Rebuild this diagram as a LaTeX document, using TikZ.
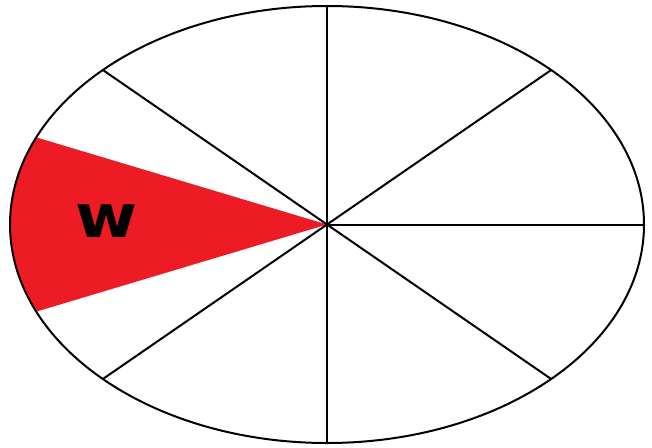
\documentclass[tikz,border=0pt]{standalone}
\usepackage{fontspec}
\setmainfont{DejaVu Sans}
\usetikzlibrary{calc}
\definecolor{sectorred}{RGB}{237,28,36}
\tikzset{spoke/.style={line width=2pt, black}}
\begin{document}
\begin{tikzpicture}[x=1pt, y=-1pt]
\useasboundingbox (0,0) rectangle (652,447);
\coordinate (o) at (327,224.5);
\fill[sectorred] (o) -- ($(o)+(156.5:317 and -218.5)$) arc[start angle=156.5, end angle=203.5, x radius=317, y radius=-218.5] -- cycle;
\foreach \a/\n in {0/r,45/tr,90/t,135/tl,225/bl,270/b,315/br} {
  \coordinate (\n) at ($(o)+(\a:317 and -218.5)$);
  \draw[spoke] (o) -- (\n);
}
\draw[spoke] (o) ellipse [x radius=317, y radius=218.5];
\node[font=\fontsize{60}{60}\selectfont\bfseries, xscale=1.12] (w) at (107,221) {w};
\end{tikzpicture}
\end{document}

* **WHAT IS REQUIRED**:
Working from the lines above, reproduce the material exactly and exclude its pictures.

* **REPLY**:
Rebuild this diagram as a LaTeX document, using TikZ.
\documentclass[tikz,border=0pt]{standalone}
\usepackage{fontspec}
\setmainfont{DejaVu Sans}
\usetikzlibrary{calc}
\definecolor{sectorred}{RGB}{237,28,36}
\tikzset{spoke/.style={line width=2pt, black}}
\begin{document}
\begin{tikzpicture}[x=1pt, y=-1pt]
\useasboundingbox (0,0) rectangle (652,447);
\coordinate (o) at (327,224.5);
\fill[sectorred] (o) -- ($(o)+(156.5:317 and -218.5)$) arc[start angle=156.5, end angle=203.5, x radius=317, y radius=-218.5] -- cycle;
\foreach \a/\n in {0/r,45/tr,90/t,135/tl,225/bl,270/b,315/br} {
  \coordinate (\n) at ($(o)+(\a:317 and -218.5)$);
  \draw[spoke] (o) -- (\n);
}
\draw[spoke] (o) ellipse [x radius=317, y radius=218.5];
\node[font=\fontsize{60}{60}\selectfont\bfseries, xscale=1.12] (w) at (107,221) {w};
\end{tikzpicture}
\end{document}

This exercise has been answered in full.